John Randolph Anthony
- Anthony in February 1935

Personal information
- Born: 21 January 1890 Carmarthenshire, Wales
- Died: 10 July 1954 (aged 64) Letcombe Regis, Berkshire, England

Sport
- Sport: Horse racing

= Jack Anthony (jockey) =

Welsh jockey (1890–1954)

John Randolph Anthony (21 January 1890 – 10 July 1954) was a Welsh National Hunt jockey. He was the sixth son of a horse-racing family, owners of the Cilfeithy Stud Farm in Llandyfaelog, Carmarthenshire, from where his older brothers Ivor and Owen also became, respectively, a successful jockey and a National Hunt trainer.

== Biography ==
An amateur until 1921, Jack rode his first winner in 1906 and was best known for his three victories in the Grand National steeplechase: on "Glenside" in 1911, on "Ally Sloper" in 1915, and on "Troytown" in 1920. He was the sixth jockey to win three Grand Nationals, and he also finished third in the 1925 event. He was a champion jockey on two occasions, in 1914 and 1928. In the latter year, he retired from riding to become a trainer.

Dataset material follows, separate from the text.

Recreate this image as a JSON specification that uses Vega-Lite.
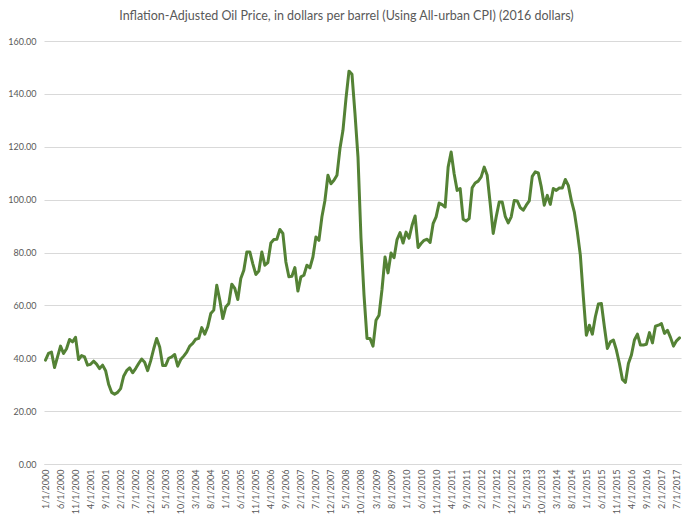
{
  "$schema": "https://vega.github.io/schema/vega-lite/v6.json",
  "width": 637,
  "height": 423,
  "autosize": "none",
  "padding": {"left": 44, "top": 41, "right": 12, "bottom": 57},
  "background": "white",
  "title": {
    "text": "Inflation-Adjusted Oil Price, in dollars per barrel (Using All-urban CPI) (2016 dollars)",
    "font": "Lato",
    "fontSize": 12.5,
    "fontWeight": "normal",
    "color": "#595959",
    "anchor": "middle",
    "dx": -16,
    "offset": 15
  },
  "config": {"view": {"stroke": null}},
  "data": {"values": [
    {"date":"1/1/2000","price":39.3},{"date":"2/1/2000","price":41.8},{"date":"3/1/2000","price":42.3},{"date":"4/1/2000","price":36.5},{"date":"5/1/2000","price":40.5},{"date":"6/1/2000","price":44.6},{"date":"7/1/2000","price":41.8},{"date":"8/1/2000","price":43.6},{"date":"9/1/2000","price":47.1},{"date":"10/1/2000","price":46.2},{"date":"11/1/2000","price":47.9},{"date":"12/1/2000","price":39.5},
    {"date":"1/1/2001","price":41.0},{"date":"2/1/2001","price":40.5},{"date":"3/1/2001","price":37.4},{"date":"4/1/2001","price":37.7},{"date":"5/1/2001","price":38.9},{"date":"6/1/2001","price":37.8},{"date":"7/1/2001","price":36.1},{"date":"8/1/2001","price":37.4},{"date":"9/1/2001","price":35.3},{"date":"10/1/2001","price":30.2},{"date":"11/1/2001","price":27.1},{"date":"12/1/2001","price":26.4},
    {"date":"1/1/2002","price":27.1},{"date":"2/1/2002","price":28.5},{"date":"3/1/2002","price":33.2},{"date":"4/1/2002","price":35.3},{"date":"5/1/2002","price":36.4},{"date":"6/1/2002","price":34.5},{"date":"7/1/2002","price":36.1},{"date":"8/1/2002","price":38.0},{"date":"9/1/2002","price":39.7},{"date":"10/1/2002","price":38.5},{"date":"11/1/2002","price":35.3},{"date":"12/1/2002","price":39.0},
    {"date":"1/1/2003","price":43.5},{"date":"2/1/2003","price":47.5},{"date":"3/1/2003","price":44.3},{"date":"4/1/2003","price":37.3},{"date":"5/1/2003","price":37.3},{"date":"6/1/2003","price":40.0},{"date":"7/1/2003","price":40.5},{"date":"8/1/2003","price":41.4},{"date":"9/1/2003","price":37.0},{"date":"10/1/2003","price":39.5},{"date":"11/1/2003","price":40.8},{"date":"12/1/2003","price":42.3},
    {"date":"1/1/2004","price":44.6},{"date":"2/1/2004","price":45.6},{"date":"3/1/2004","price":47.2},{"date":"4/1/2004","price":47.5},{"date":"5/1/2004","price":51.6},{"date":"6/1/2004","price":49.1},{"date":"7/1/2004","price":51.9},{"date":"8/1/2004","price":56.9},{"date":"9/1/2004","price":58.2},{"date":"10/1/2004","price":67.6},{"date":"11/1/2004","price":62.0},{"date":"12/1/2004","price":55.0},
    {"date":"1/1/2005","price":59.4},{"date":"2/1/2005","price":60.7},{"date":"3/1/2005","price":68.0},{"date":"4/1/2005","price":66.4},{"date":"5/1/2005","price":62.2},{"date":"6/1/2005","price":70.2},{"date":"7/1/2005","price":73.3},{"date":"8/1/2005","price":80.2},{"date":"9/1/2005","price":80.2},{"date":"10/1/2005","price":75.7},{"date":"11/1/2005","price":71.7},{"date":"12/1/2005","price":73.0},
    {"date":"1/1/2006","price":80.2},{"date":"2/1/2006","price":75.2},{"date":"3/1/2006","price":76.2},{"date":"4/1/2006","price":83.6},{"date":"5/1/2006","price":84.9},{"date":"6/1/2006","price":85.0},{"date":"7/1/2006","price":88.7},{"date":"8/1/2006","price":87.2},{"date":"9/1/2006","price":76.4},{"date":"10/1/2006","price":70.8},{"date":"11/1/2006","price":71.0},{"date":"12/1/2006","price":74.3},
    {"date":"1/1/2007","price":65.4},{"date":"2/1/2007","price":70.8},{"date":"3/1/2007","price":71.4},{"date":"4/1/2007","price":75.2},{"date":"5/1/2007","price":74.2},{"date":"6/1/2007","price":78.3},{"date":"7/1/2007","price":85.9},{"date":"8/1/2007","price":84.6},{"date":"9/1/2007","price":93.5},{"date":"10/1/2007","price":99.7},{"date":"11/1/2007","price":109.2},{"date":"12/1/2007","price":106.0},
    {"date":"1/1/2008","price":107.3},{"date":"2/1/2008","price":109.2},{"date":"3/1/2008","price":119.3},{"date":"4/1/2008","price":126.2},{"date":"5/1/2008","price":138.2},{"date":"6/1/2008","price":148.6},{"date":"7/1/2008","price":147.4},{"date":"8/1/2008","price":132.5},{"date":"9/1/2008","price":116.1},{"date":"10/1/2008","price":85.4},{"date":"11/1/2008","price":64.0},{"date":"12/1/2008","price":47.5},
    {"date":"1/1/2009","price":47.5},{"date":"2/1/2009","price":44.6},{"date":"3/1/2009","price":54.4},{"date":"4/1/2009","price":56.3},{"date":"5/1/2009","price":66.1},{"date":"6/1/2009","price":78.3},{"date":"7/1/2009","price":72.3},{"date":"8/1/2009","price":79.8},{"date":"9/1/2009","price":78.0},{"date":"10/1/2009","price":84.9},{"date":"11/1/2009","price":87.5},{"date":"12/1/2009","price":83.6},
    {"date":"1/1/2010","price":87.7},{"date":"2/1/2010","price":85.4},{"date":"3/1/2010","price":90.3},{"date":"4/1/2010","price":93.8},{"date":"5/1/2010","price":81.9},{"date":"6/1/2010","price":83.4},{"date":"7/1/2010","price":84.6},{"date":"8/1/2010","price":85.0},{"date":"9/1/2010","price":83.8},{"date":"10/1/2010","price":90.9},{"date":"11/1/2010","price":93.5},{"date":"12/1/2010","price":98.7},
    {"date":"1/1/2011","price":98.1},{"date":"2/1/2011","price":97.2},{"date":"3/1/2011","price":112.3},{"date":"4/1/2011","price":118.0},{"date":"5/1/2011","price":109.8},{"date":"6/1/2011","price":103.5},{"date":"7/1/2011","price":104.2},{"date":"8/1/2011","price":92.6},{"date":"9/1/2011","price":91.9},{"date":"10/1/2011","price":92.8},{"date":"11/1/2011","price":104.5},{"date":"12/1/2011","price":106.3},
    {"date":"1/1/2012","price":107.0},{"date":"2/1/2012","price":108.6},{"date":"3/1/2012","price":112.3},{"date":"4/1/2012","price":109.2},{"date":"5/1/2012","price":98.5},{"date":"6/1/2012","price":87.2},{"date":"7/1/2012","price":93.5},{"date":"8/1/2012","price":99.1},{"date":"9/1/2012","price":99.1},{"date":"10/1/2012","price":93.7},{"date":"11/1/2012","price":91.2},{"date":"12/1/2012","price":93.5},
    {"date":"1/1/2013","price":99.7},{"date":"2/1/2013","price":99.5},{"date":"3/1/2013","price":97.0},{"date":"4/1/2013","price":96.0},{"date":"5/1/2013","price":97.9},{"date":"6/1/2013","price":99.5},{"date":"7/1/2013","price":108.8},{"date":"8/1/2013","price":110.5},{"date":"9/1/2013","price":110.1},{"date":"10/1/2013","price":104.8},{"date":"11/1/2013","price":97.9},{"date":"12/1/2013","price":101.6},
    {"date":"1/1/2014","price":98.2},{"date":"2/1/2014","price":104.2},{"date":"3/1/2014","price":103.5},{"date":"4/1/2014","price":104.4},{"date":"5/1/2014","price":104.4},{"date":"6/1/2014","price":107.6},{"date":"7/1/2014","price":105.4},{"date":"8/1/2014","price":99.7},{"date":"9/1/2014","price":95.3},{"date":"10/1/2014","price":87.8},{"date":"11/1/2014","price":79.0},{"date":"12/1/2014","price":63.2},
    {"date":"1/1/2015","price":48.7},{"date":"2/1/2015","price":52.5},{"date":"3/1/2015","price":49.1},{"date":"4/1/2015","price":55.7},{"date":"5/1/2015","price":60.5},{"date":"6/1/2015","price":60.7},{"date":"7/1/2015","price":51.9},{"date":"8/1/2015","price":43.7},{"date":"9/1/2015","price":46.2},{"date":"10/1/2015","price":46.9},{"date":"11/1/2015","price":43.1},{"date":"12/1/2015","price":38.0},
    {"date":"1/1/2016","price":32.0},{"date":"2/1/2016","price":30.9},{"date":"3/1/2016","price":38.0},{"date":"4/1/2016","price":41.2},{"date":"5/1/2016","price":46.9},{"date":"6/1/2016","price":49.1},{"date":"7/1/2016","price":45.0},{"date":"8/1/2016","price":45.0},{"date":"9/1/2016","price":45.3},{"date":"10/1/2016","price":49.7},{"date":"11/1/2016","price":45.8},{"date":"12/1/2016","price":52.1},
    {"date":"1/1/2017","price":52.5},{"date":"2/1/2017","price":53.1},{"date":"3/1/2017","price":49.4},{"date":"4/1/2017","price":50.6},{"date":"5/1/2017","price":47.9},{"date":"6/1/2017","price":44.6},{"date":"7/1/2017","price":46.6},{"date":"8/1/2017","price":47.7}
  ]},
  "mark": {"type": "line", "color": "#548235", "strokeWidth": 3, "strokeJoin": "round", "strokeCap": "round"},
  "encoding": {
    "x": {
      "field": "date",
      "type": "ordinal",
      "sort": null,
      "scale": {"type": "point", "padding": 0.5},
      "axis": {
        "title": null,
        "values": ["1/1/2000","6/1/2000","11/1/2000","4/1/2001","9/1/2001","2/1/2002","7/1/2002","12/1/2002","5/1/2003","10/1/2003","3/1/2004","8/1/2004","1/1/2005","6/1/2005","11/1/2005","4/1/2006","9/1/2006","2/1/2007","7/1/2007","12/1/2007","5/1/2008","10/1/2008","3/1/2009","8/1/2009","1/1/2010","6/1/2010","11/1/2010","4/1/2011","9/1/2011","2/1/2012","7/1/2012","12/1/2012","5/1/2013","10/1/2013","3/1/2014","8/1/2014","1/1/2015","6/1/2015","11/1/2015","4/1/2016","9/1/2016","2/1/2017","7/1/2017"],
        "labelAngle": -90,
        "labelFont": "Lato",
        "labelFontSize": 9,
        "labelColor": "#595959",
        "labelPadding": 5,
        "ticks": false,
        "domain": true,
        "domainColor": "#d9d9d9",
        "domainWidth": 1,
        "grid": false,
        "labelOverlap": false
      }
    },
    "y": {
      "field": "price",
      "type": "quantitative",
      "scale": {"domain": [0, 160], "nice": false},
      "axis": {
        "title": null,
        "values": [0, 20, 40, 60, 80, 100, 120, 140, 160],
        "format": ".2f",
        "labelFont": "Lato",
        "labelFontSize": 9,
        "labelColor": "#595959",
        "labelPadding": 8,
        "ticks": false,
        "domain": false,
        "grid": true,
        "gridColor": "#d9d9d9",
        "gridWidth": 1
      }
    }
  }
}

His biggest success in this role was with Easter Hero, owned by John Hay Whitney, who was the first horse to win the Cheltenham Gold Cup twice in succession, in 1929 under the mount of Dick Rees and again in 1930, when ridden by Tommy Cullinan.

Jack died in 1954 at Manor Farm House in Letcombe Regis, Berkshire. In 1991 he was included in the Welsh Sports Hall of Fame.